Suppose $s,t$ be two sections such that $s|_{U_i} = t|_{U_i}$ then $(s-t)|_{U_i} = 0$ for all $i$, hence by uniqueness, $s -t = 0 \Rightarrow s = t$. The element in the glueing property is unique by (1).

Example: Let $X$ be a topological space. For any open subset $U$ of $X$, let $\mathcal{C}(U) = C^0(U, \mathbb{R})$ be the set of continuous functions from $U$ to $\mathbb{R}$. Then we clearly have a restriction map, $p_{UV} : \mathcal{F}(U) \rightarrow \mathcal{F}(V)$ by $f \mapsto f|_V$. The other condition follows easily by looking at evaluation at elements.

A base $\mathcal{B}$ of a topology is collection of open sets such that 
     1. $\mathcal{B}$ covers $X$.
     2. If $B_1, B_2$ are two elements in a base, let $B_3 = B_1 \cap B_2$, then for every element $x \in B_3$, there exists an element in a base called $B_4$ such that $x \in B_4 \subset B_3$. 

$\mathcal{B}$-presheaves  are contravariant functor from the (full) subcategory $\mathcal{B}$ of $X$  to the category of rings and $\mathcal{B}$-sheaves are those defined by replacing "open subset $U$ of $X$" by "open set $U$ belong to $\mathcal{B}$". Then we see that $\mathcal{B}$-sheaf $\mathcal{F}_0$ extends in a unique way to a sheaf $\mathcal{F}$ on $X$. This shows that a sheaf is completely determined by its sections over a base of open sets. 

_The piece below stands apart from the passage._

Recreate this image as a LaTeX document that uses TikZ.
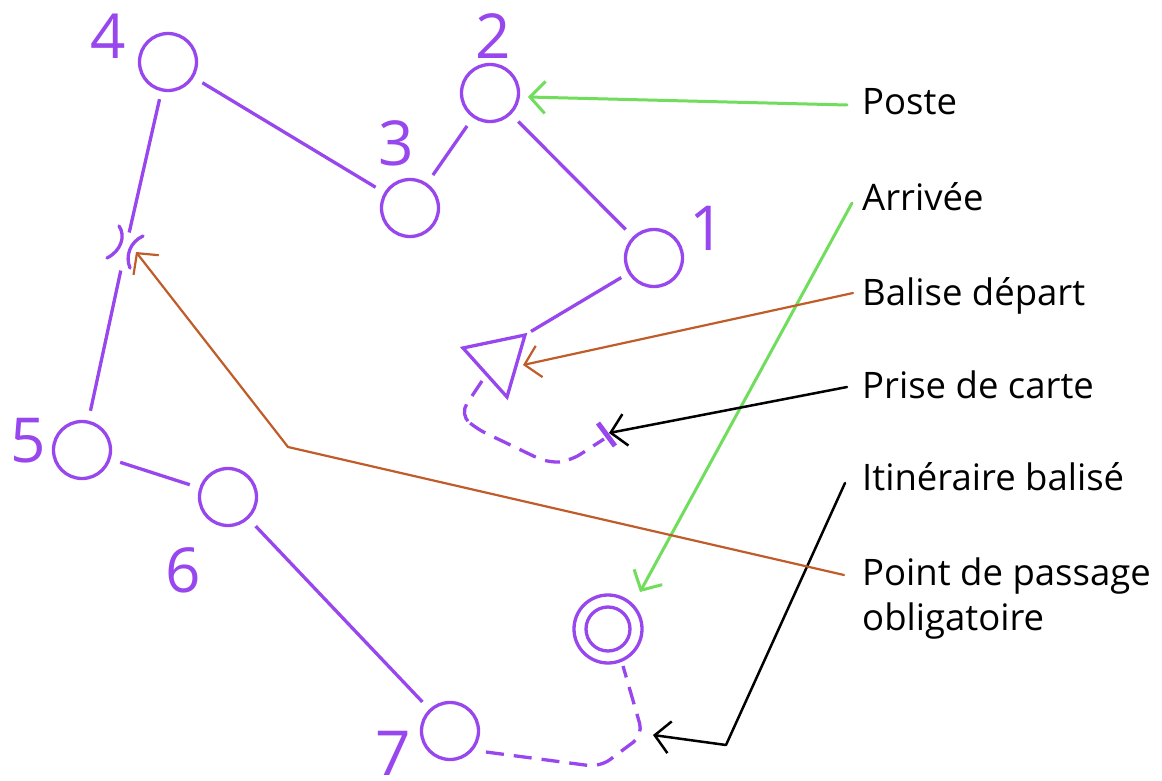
\documentclass[tikz,border=0pt]{standalone}
\usepackage{fontspec}
\setmainfont{Open Sans}
\usetikzlibrary{arrows.meta}
\definecolor{violetc}{RGB}{152,70,238}
\definecolor{greenc}{RGB}{112,222,92}
\definecolor{orangec}{RGB}{192,92,42}
\begin{document}
\begin{tikzpicture}[x=1pt,y=-1pt,
  ctrl/.style={circle,draw=violetc,line width=3.3pt,minimum size=57pt,inner sep=0pt},
  leg/.style={draw=violetc,line width=3.3pt,shorten <=10pt,shorten >=10pt},
  routeline/.style={draw=violetc,line width=3.3pt,dash pattern=on 18pt off 10pt,rounded corners=12pt},
  num/.style={text=violetc,font=\fontsize{62}{62}\selectfont,inner sep=0pt},
  lbl/.style={font=\fontsize{36.5}{44}\selectfont,inner sep=0pt,anchor=base west},
  ptr/.style={-{Straight Barb[length=15pt,width=32pt]},line cap=round,line join=round},
]
\useasboundingbox (0,0) rectangle (1162,781);
\fill[white] (0,0) rectangle (1162,781);

% controls
\node[ctrl] (c1) at (654,258) {};
\node[ctrl] (c2) at (490,93) {};
\node[ctrl] (c3) at (410,208) {};
\node[ctrl] (c4) at (168,62) {};
\node[ctrl] (c5) at (82,450) {};
\node[ctrl] (c6) at (228,497) {};
\node[ctrl] (c7) at (450,731) {};
\node[ctrl,minimum size=68pt] (fin) at (608,629) {};
\node[ctrl,minimum size=44pt] (finin) at (608,629) {};

% numbers
\node[num] (n1) at (707,228) {1};
\node[num] (n2) at (493,36) {2};
\node[num] (n3) at (396,143) {3};
\node[num] (n4) at (108,36) {4};
\node[num] (n5) at (28,441) {5};
\node[num] (n6) at (183,570) {6};
\node[num] (n7) at (393,753) {7};

% start triangle
\coordinate (tA) at (463,348);
\coordinate (tB) at (525,335);
\coordinate (tC) at (507,397);
\draw[violetc,line width=3.3pt,line join=miter] (tA) -- (tB) -- (tC) -- cycle;

% legs
\draw[leg,shorten <=7pt,shorten >=8pt] (tB) -- (c1);
\draw[leg] (c1) -- (c2);
\draw[leg] (c2) -- (c3);
\draw[leg] (c3) -- (c4);
\coordinate (pp) at (125,251);
\draw[leg,shorten <=8pt,shorten >=19pt] (c4) -- (pp);
\draw[leg,shorten <=20pt,shorten >=10pt] (pp) -- (c5);
\draw[leg] (c5) -- (c6);
\draw[leg] (c6) -- (c7);

% passage point
\draw[violetc,line width=3.3pt,line cap=round] (119,226) .. controls (126,236) and (121,251) .. (107,258);
\draw[violetc,line width=3.3pt,line cap=round] (143,236) .. controls (130,242) and (125,256) .. (130,268);

% map pickup and marked route from start
\coordinate (rs1) at (482,381);
\coordinate (pkA) at (598,423);
\coordinate (pkB) at (615,446);
\coordinate (pk) at (604,439);
\draw[routeline] (rs1) -- (460,414) -- (475,428) -- (548,463) -- (570,461) -- (pk);
\draw[violetc,line width=5pt] (pkA) -- (pkB);

% marked route to finish
\coordinate (rf1) at (486,752);
\coordinate (rfc) at (643,735);
\coordinate (rf2) at (623,666);
\draw[routeline] (rf1) -- (600,767) -- (rfc) -- (rf2);

% labels
\node[lbl] (lPoste) at (862,115) {Poste};
\node[lbl] (lArr) at (862,210) {Arrivée};
\node[lbl] (lBal) at (862,305) {Balise départ};
\node[lbl] (lPrise) at (862,398) {Prise de carte};
\node[lbl] (lIti) at (862,490) {Itinéraire balisé};
\node[lbl] (lPt) at (862,585) {Point de passage};
\node[lbl] (lObl) at (862,630) {obligatoire};

% pointers
\coordinate (sPoste) at (847,105);
\coordinate (tPoste) at (528,97);
\draw[ptr,greenc,line width=3pt] (sPoste) -- (tPoste);

\coordinate (sArr) at (852,203);
\coordinate (tArr) at (640,592);
\draw[ptr,greenc,line width=3pt] (sArr) -- (tArr);

\coordinate (sBal) at (853,293);
\coordinate (tBal) at (523,365);
\draw[ptr,orangec,line width=2.2pt] (sBal) -- (tBal);

\coordinate (sPrise) at (847,387);
\coordinate (tPrise) at (609,433);
\draw[ptr,black,line width=2.5pt] (sPrise) -- (tPrise);

\coordinate (sIti) at (845,483);
\coordinate (bIti) at (726,745);
\coordinate (tIti) at (653,735);
\draw[ptr,black,line width=2.5pt] (sIti) -- (bIti) -- (tIti);

\coordinate (sPt) at (844,575);
\coordinate (bPt) at (288,447);
\coordinate (tPt) at (136,252);
\draw[ptr,orangec,line width=2.2pt] (sPt) -- (bPt) -- (tPt);
\end{tikzpicture}
\end{document}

Definition: Let $\mathcal{F}$ is a presheaf on $X$, and let $x \in X$, then the stalk of of $\mathcal{F}$ at $x$ is the ring

$\mathcal{F}_x = \varinjlim_{x \in U} \mathcal{F}(U)$  

Now consider $\mathcal{F}$ be a presheaf on $X$, then for any open subset $U$ of $X$, we consider $\mathcal{F}^\dagger(U)$, which is set of functions $f: U \rightarrow \coprod_{x \in U} \mathcal{F}_x$ such that for every $x \in U$, there exist an open neighborhood $V$ of $x$ and a section $s \in \mathcal{F}(V)$ verifying $f(y) = s_y$ for every $y \in V$. Then $\mathcal{F}^\dagger$ is a sheaf with an universal property:
     For every morphism $\alpha: \mathcal{F} \rightarrow \mathcal{G}$, where $\mathcal{G}$ is a sheaf, there exists a unique morphism $\widetilde{\alpha} : \mathcal{F}^\dagger \rightarrow \mathcal{G}$ such that $\alpha = \widetilde{\alpha} \circ \theta$.

A morphism of presheaves $\alpha: \mathcal{F} \rightarrow \mathcal{G}$ consists of, for every open subset $U$ of $X$, a group homomorphism $\alpha(U): \mathcal{F}(U) \rightarrow \mathcal{G}(U)$ which is compatible with the restrictions $p_{UV}$.